* SUPPLIED DATA:
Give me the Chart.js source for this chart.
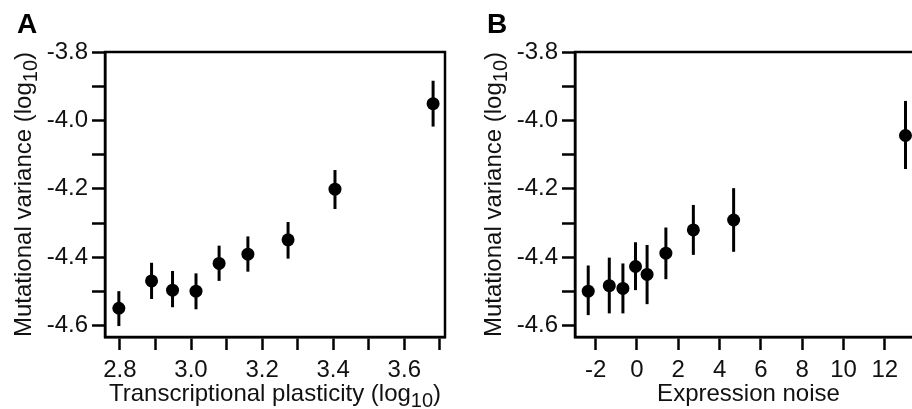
* * *
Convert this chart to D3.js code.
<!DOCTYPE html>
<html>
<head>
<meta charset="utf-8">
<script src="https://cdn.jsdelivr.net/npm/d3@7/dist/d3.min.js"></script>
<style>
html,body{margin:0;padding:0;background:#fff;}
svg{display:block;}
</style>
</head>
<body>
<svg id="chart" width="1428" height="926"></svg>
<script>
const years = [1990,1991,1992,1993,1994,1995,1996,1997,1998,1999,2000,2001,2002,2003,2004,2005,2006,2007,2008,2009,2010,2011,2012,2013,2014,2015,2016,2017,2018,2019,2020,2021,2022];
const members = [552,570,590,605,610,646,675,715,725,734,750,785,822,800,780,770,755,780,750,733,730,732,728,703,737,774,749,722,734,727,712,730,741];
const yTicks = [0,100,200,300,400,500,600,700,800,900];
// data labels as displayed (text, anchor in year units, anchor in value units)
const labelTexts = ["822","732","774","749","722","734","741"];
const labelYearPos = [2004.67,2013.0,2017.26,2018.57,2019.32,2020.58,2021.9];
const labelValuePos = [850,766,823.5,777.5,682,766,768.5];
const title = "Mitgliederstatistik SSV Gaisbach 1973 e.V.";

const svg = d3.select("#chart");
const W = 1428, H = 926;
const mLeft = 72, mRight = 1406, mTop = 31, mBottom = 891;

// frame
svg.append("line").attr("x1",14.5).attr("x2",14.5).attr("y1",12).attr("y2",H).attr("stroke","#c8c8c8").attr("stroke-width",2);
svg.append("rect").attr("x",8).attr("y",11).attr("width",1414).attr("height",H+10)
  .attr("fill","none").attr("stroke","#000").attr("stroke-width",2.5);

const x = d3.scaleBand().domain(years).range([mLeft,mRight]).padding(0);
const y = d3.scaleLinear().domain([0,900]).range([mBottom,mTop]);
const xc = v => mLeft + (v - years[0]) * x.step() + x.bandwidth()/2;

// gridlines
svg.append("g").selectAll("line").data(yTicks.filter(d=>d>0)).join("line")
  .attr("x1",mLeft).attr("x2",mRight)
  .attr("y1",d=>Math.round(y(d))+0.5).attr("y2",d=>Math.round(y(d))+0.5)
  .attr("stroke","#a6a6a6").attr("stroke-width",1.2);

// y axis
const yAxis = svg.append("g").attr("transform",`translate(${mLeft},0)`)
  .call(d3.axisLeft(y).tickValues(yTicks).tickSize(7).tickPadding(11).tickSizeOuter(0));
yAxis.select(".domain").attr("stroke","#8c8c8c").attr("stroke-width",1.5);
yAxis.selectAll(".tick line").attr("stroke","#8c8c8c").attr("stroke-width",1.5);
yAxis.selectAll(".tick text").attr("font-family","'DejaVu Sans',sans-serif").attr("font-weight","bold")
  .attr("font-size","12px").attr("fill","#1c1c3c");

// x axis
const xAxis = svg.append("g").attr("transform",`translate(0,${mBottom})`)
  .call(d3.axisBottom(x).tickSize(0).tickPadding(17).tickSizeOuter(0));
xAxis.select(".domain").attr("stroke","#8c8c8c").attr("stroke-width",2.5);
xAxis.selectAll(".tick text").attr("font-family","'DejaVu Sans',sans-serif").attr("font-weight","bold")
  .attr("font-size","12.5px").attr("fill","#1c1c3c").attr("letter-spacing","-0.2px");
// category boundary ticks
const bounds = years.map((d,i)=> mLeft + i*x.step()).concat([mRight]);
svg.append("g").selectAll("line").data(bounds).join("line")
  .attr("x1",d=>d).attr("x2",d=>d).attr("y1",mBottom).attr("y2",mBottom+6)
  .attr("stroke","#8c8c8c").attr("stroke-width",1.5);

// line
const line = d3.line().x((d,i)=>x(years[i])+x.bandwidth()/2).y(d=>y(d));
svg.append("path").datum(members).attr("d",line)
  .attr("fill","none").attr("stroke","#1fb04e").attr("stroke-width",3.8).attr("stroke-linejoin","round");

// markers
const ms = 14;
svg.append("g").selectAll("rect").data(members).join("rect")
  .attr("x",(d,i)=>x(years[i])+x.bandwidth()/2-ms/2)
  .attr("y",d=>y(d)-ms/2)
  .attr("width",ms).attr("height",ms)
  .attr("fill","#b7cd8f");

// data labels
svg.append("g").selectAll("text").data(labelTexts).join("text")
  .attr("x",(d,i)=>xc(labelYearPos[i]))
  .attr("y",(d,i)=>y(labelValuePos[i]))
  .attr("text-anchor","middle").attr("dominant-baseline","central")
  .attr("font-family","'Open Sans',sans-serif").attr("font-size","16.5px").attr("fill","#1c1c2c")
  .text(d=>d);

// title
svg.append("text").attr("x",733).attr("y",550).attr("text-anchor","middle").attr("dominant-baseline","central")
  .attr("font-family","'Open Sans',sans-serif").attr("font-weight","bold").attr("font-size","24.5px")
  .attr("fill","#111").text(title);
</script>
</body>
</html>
...
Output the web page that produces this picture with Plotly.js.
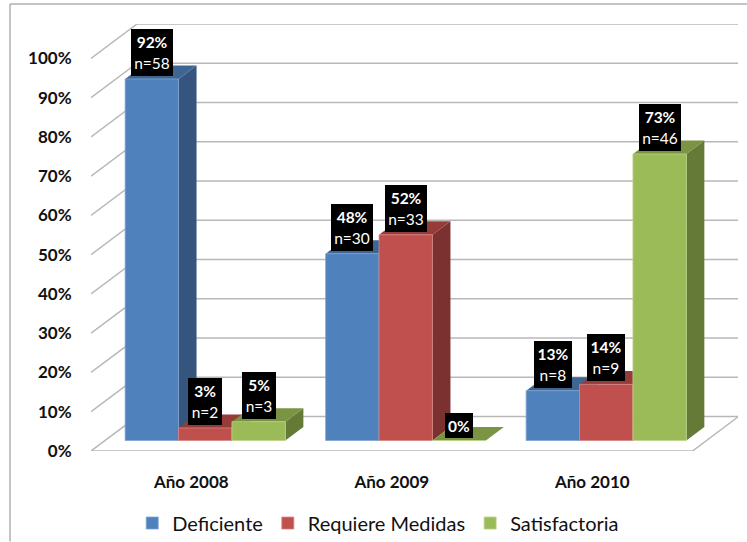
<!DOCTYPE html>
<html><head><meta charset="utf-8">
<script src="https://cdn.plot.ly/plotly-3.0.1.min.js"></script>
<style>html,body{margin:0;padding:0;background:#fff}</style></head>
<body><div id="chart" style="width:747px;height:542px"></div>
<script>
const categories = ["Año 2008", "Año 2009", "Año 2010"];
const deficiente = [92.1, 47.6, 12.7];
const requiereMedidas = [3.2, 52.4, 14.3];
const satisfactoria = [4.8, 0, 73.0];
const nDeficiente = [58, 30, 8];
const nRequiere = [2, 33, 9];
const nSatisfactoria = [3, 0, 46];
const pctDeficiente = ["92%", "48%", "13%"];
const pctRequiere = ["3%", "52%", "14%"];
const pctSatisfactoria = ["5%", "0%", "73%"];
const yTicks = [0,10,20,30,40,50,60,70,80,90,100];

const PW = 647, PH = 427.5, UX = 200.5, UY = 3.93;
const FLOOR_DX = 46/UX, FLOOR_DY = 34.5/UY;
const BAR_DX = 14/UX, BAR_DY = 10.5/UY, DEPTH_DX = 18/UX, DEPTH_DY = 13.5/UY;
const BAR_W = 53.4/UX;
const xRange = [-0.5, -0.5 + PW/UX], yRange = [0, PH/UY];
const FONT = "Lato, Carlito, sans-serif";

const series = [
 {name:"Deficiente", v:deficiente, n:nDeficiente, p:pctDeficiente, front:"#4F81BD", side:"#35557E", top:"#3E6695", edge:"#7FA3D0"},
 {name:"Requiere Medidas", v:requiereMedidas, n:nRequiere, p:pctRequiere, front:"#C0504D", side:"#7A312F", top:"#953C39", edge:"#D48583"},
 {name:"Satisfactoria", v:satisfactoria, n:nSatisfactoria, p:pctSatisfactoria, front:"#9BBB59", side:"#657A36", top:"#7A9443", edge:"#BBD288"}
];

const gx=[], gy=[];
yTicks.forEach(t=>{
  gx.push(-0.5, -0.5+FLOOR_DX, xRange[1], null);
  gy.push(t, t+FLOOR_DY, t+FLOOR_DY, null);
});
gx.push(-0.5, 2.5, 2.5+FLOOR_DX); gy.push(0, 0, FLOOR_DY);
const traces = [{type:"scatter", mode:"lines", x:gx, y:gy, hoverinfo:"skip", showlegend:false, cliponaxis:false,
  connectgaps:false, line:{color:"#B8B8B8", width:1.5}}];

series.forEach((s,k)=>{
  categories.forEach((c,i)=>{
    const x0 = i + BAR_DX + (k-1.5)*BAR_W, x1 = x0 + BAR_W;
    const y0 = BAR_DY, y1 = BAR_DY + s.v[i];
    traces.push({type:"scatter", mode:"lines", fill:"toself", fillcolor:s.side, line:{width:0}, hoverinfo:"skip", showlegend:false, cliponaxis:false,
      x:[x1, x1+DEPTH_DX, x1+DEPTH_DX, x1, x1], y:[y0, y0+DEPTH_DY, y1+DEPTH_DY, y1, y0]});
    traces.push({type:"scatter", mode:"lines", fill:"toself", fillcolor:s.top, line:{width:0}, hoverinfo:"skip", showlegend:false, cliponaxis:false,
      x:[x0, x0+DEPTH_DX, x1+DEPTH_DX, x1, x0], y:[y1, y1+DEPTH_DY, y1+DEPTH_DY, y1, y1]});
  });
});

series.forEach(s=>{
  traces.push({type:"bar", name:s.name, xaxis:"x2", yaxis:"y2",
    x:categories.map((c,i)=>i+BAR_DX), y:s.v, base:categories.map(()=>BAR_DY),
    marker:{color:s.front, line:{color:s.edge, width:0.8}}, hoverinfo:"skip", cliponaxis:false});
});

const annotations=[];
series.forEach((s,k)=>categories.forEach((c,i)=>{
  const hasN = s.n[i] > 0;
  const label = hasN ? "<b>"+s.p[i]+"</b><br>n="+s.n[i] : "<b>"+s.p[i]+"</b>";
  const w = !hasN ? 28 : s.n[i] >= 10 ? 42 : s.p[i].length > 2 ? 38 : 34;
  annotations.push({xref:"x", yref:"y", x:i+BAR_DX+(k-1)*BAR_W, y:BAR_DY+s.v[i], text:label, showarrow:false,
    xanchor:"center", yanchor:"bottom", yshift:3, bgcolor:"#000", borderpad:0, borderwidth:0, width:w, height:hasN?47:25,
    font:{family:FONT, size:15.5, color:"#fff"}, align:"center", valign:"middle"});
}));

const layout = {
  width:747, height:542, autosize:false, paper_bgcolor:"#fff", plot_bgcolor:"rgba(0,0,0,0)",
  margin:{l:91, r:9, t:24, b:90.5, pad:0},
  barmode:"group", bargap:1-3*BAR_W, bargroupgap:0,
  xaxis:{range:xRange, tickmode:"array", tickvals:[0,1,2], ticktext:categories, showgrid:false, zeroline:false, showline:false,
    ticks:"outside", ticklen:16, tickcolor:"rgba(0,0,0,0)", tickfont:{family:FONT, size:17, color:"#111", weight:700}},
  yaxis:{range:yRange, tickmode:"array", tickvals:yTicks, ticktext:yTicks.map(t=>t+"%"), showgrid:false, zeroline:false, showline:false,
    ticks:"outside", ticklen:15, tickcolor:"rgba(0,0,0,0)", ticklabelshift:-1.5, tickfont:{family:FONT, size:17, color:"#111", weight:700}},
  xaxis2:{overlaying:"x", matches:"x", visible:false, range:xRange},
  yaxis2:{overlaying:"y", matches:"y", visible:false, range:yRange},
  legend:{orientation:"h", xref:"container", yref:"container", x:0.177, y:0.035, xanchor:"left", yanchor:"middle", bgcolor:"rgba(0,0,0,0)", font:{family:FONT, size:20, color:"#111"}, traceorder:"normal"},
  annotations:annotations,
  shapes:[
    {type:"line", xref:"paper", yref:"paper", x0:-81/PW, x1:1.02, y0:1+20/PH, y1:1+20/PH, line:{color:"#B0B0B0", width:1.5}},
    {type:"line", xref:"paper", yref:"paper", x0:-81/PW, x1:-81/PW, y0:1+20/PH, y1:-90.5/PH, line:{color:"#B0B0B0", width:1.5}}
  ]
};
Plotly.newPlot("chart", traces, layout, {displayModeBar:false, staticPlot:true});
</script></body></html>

* TO BE DONE: List each line of the records that holds the string "this".

* TASK SOLUTION:
Give me the Chart.js source for this chart.
Convert this chart to D3.js code.
Output the web page that produces this picture with Plotly.js.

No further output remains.